General Electric (parent of is an active acquirer and investor in various clean technologies. In the third quarter, the industrial conglomerate was the most active of all corporations, investing in 66 percent of all deals, according to the Cleantech group.

One of GE’s strategies is to invest in emerging clean technologies through GE Energy Financial Services, a venture capital arm. Through these investments, GE gains knowledge of innovative technologies and in turn, can lend GE expertise and capital to young companies to help get them to the next stage, says Kevin Skillern managing director.

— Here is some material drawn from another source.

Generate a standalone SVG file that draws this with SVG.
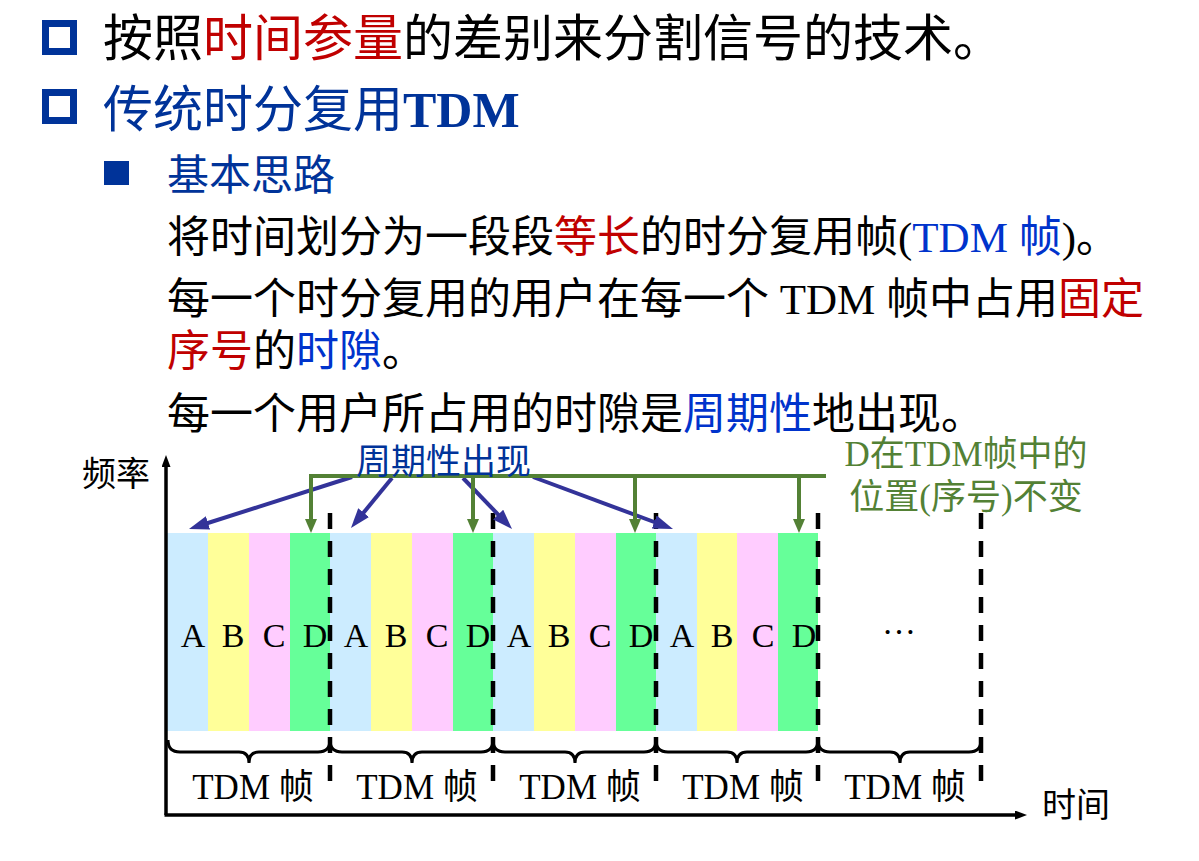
<svg xmlns="http://www.w3.org/2000/svg" width="1199" height="861" viewBox="0 0 1199 861">
<style>
.t{font-family:"Liberation Serif","Noto Sans CJK SC",serif;}
.h1{font-size:50px;}
.b{font-size:43px;fill:#000;}
.red{fill:#C00000;}
.dblue{fill:#003399;}
.lblue{fill:#0033CC;}
.slot{stroke:none;}
.sa{fill:#CCECFF;}.sb{fill:#FFFF99;}.sc{fill:#FFCCFF;}.sd{fill:#66FF99;}
.lbl{font-size:34px;fill:#000;text-anchor:middle;}
.fr{font-size:35px;fill:#000;text-anchor:middle;}
.dash{stroke:#000;stroke-width:4.5;stroke-dasharray:16 12;fill:none;}
.brace{stroke:#000;stroke-width:3;fill:none;}
.axis{stroke:#000;stroke-width:3.5;fill:none;}
.barr{stroke:#333399;stroke-width:4;fill:none;}
.garr{stroke:#538135;stroke-width:4;fill:none;}
</style>
<defs>
<marker id="mb" viewBox="0 0 20 14" refX="10" refY="7" markerWidth="20" markerHeight="14" markerUnits="userSpaceOnUse" orient="auto"><path d="M0,0 L20,7 L0,14 z" fill="#333399"/></marker>
<marker id="mg" viewBox="0 0 14 12" refX="7" refY="6" markerWidth="14" markerHeight="12" markerUnits="userSpaceOnUse" orient="auto"><path d="M0,0 L14,6 L0,12 z" fill="#538135"/></marker>
<marker id="mk" viewBox="0 0 12 9" refX="4" refY="4.5" markerWidth="12" markerHeight="9" markerUnits="userSpaceOnUse" orient="auto"><path d="M0,0 L12,4.5 L0,9 z" fill="#000"/></marker>
</defs>

<g id="bullets">
<rect x="45.5" y="23.5" width="28" height="28" fill="none" stroke="#003399" stroke-width="7"/>
<rect x="45.5" y="92.5" width="28" height="28" fill="none" stroke="#003399" stroke-width="7"/>
<rect x="104" y="161" width="25" height="24" fill="#003399"/>
</g>

<g id="text">
<text class="t h1" x="103" y="56">按照<tspan class="red">时间参量</tspan>的差别来分割信号的技术。</text>
<text class="t h1 dblue" x="103" y="127">传统时分复用<tspan font-weight="bold">TDM</tspan></text>
<text class="t dblue" font-size="42" x="167" y="190">基本思路</text>
<text class="t b" x="167" y="252">将时间划分为一段段<tspan class="red">等长</tspan>的时分复用帧(<tspan class="lblue">TDM 帧</tspan>)。</text>
<text class="t b" x="167" y="314">每一个时分复用的用户在每一个 TDM 帧中占用<tspan class="red">固定</tspan></text>
<text class="t b" x="167" y="366"><tspan class="red">序号</tspan>的<tspan class="lblue">时隙</tspan>。</text>
<text class="t b" x="167" y="429">每一个用户所占用的时隙是<tspan class="lblue">周期性</tspan>地出现。</text>
</g>

<g id="slots">
<rect class="slot sa" x="167" y="533" width="41" height="198"/>
<rect class="slot sb" x="208" y="533" width="41" height="198"/>
<rect class="slot sc" x="249" y="533" width="41" height="198"/>
<rect class="slot sd" x="290" y="533" width="40" height="198"/>
<rect class="slot sa" x="330" y="533" width="41" height="198"/>
<rect class="slot sb" x="371" y="533" width="41" height="198"/>
<rect class="slot sc" x="412" y="533" width="41" height="198"/>
<rect class="slot sd" x="453" y="533" width="40" height="198"/>
<rect class="slot sa" x="493" y="533" width="41" height="198"/>
<rect class="slot sb" x="534" y="533" width="41" height="198"/>
<rect class="slot sc" x="575" y="533" width="41" height="198"/>
<rect class="slot sd" x="616" y="533" width="40" height="198"/>
<rect class="slot sa" x="656" y="533" width="41" height="198"/>
<rect class="slot sb" x="697" y="533" width="40" height="198"/>
<rect class="slot sc" x="737" y="533" width="41" height="198"/>
<rect class="slot sd" x="778" y="533" width="40" height="198"/>
</g>

<g id="slot-labels" class="t">
<text class="lbl" x="193" y="647">A</text><text class="lbl" x="233" y="647">B</text><text class="lbl" x="274" y="647">C</text><text class="lbl" x="315" y="647">D</text>
<text class="lbl" x="356" y="647">A</text><text class="lbl" x="396" y="647">B</text><text class="lbl" x="437" y="647">C</text><text class="lbl" x="478" y="647">D</text>
<text class="lbl" x="519" y="647">A</text><text class="lbl" x="559" y="647">B</text><text class="lbl" x="600" y="647">C</text><text class="lbl" x="641" y="647">D</text>
<text class="lbl" x="682" y="647">A</text><text class="lbl" x="722" y="647">B</text><text class="lbl" x="763" y="647">C</text><text class="lbl" x="804" y="647">D</text>
<text class="lbl" x="899" y="634" font-size="36">…</text>
</g>

<g id="frames">
<path class="dash" d="M330,513 V781 M493,513 V781 M656,513 V781 M818,513 V781 M981,513 V781"/>
<path class="brace" d="M168,740 Q168,752 180,752 L239,752 Q249,752 249,763 Q249,752 259,752 L318,752 Q330,752 330,740"/>
<path class="brace" d="M330,740 Q330,752 342,752 L402,752 Q412,752 412,763 Q412,752 422,752 L481,752 Q493,752 493,740"/>
<path class="brace" d="M493,740 Q493,752 505,752 L565,752 Q575,752 575,763 Q575,752 585,752 L644,752 Q656,752 656,740"/>
<path class="brace" d="M656,740 Q656,752 668,752 L727,752 Q737,752 737,763 Q737,752 747,752 L806,752 Q818,752 818,740"/>
<path class="brace" d="M818,740 Q818,752 830,752 L890,752 Q900,752 900,763 Q900,752 910,752 L969,752 Q981,752 981,740"/>
<text class="t fr" x="253" y="799">TDM 帧</text>
<text class="t fr" x="417" y="799">TDM 帧</text>
<text class="t fr" x="580" y="799">TDM 帧</text>
<text class="t fr" x="743" y="799">TDM 帧</text>
<text class="t fr" x="905" y="799">TDM 帧</text>
</g>

<g id="axes">
<path class="axis" d="M166,815 V463" marker-end="url(#mk)"/>
<path class="axis" d="M164.5,815 H1019" marker-end="url(#mk)"/>
<text class="t" font-size="34" x="82" y="486">频率</text>
<text class="t" font-size="34" x="1042" y="817">时间</text>
</g>

<g id="connectors">
<path class="barr" d="M352,477 L198.5,526" marker-end="url(#mb)"/>
<path class="barr" d="M392,478 L357.3,520.3" marker-end="url(#mb)"/>
<path class="barr" d="M463,478 L505.1,521.8" marker-end="url(#mb)"/>
<path class="barr" d="M533,477 L663.6,525.5" marker-end="url(#mb)"/>
<path class="garr" d="M311,478 V526" marker-end="url(#mg)"/>
<path class="garr" d="M473,478 V526" marker-end="url(#mg)"/>
<path class="garr" d="M635,478 V526" marker-end="url(#mg)"/>
<path class="garr" d="M799,478 V526" marker-end="url(#mg)"/>
<path class="garr" d="M309,476 H826"/>
</g>

<g id="annotations">
<text class="t dblue" font-size="35" x="356" y="474">周期性出现</text>
<text class="t" font-size="35" fill="#538135" text-anchor="middle" x="966" y="466">D在TDM帧中的</text>
<text class="t" font-size="35" fill="#538135" text-anchor="middle" x="966" y="509">位置(序号)不变</text>
</g>
</svg>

“We think we can make money,” says Skillern. “We believe investing in these companies allows us to better understand the emerging technologies that matter going forward.”

Dan Bakal, director of the electric power program at Ceres, a network of investors and environmental organizations that push corporations to address issues like climate change, thinks corporate interest in clean tech will be lasting.

“The companies that actually seem to be taking action, it seems to be real, and they don’t seem to be pulling back,” says Bakal.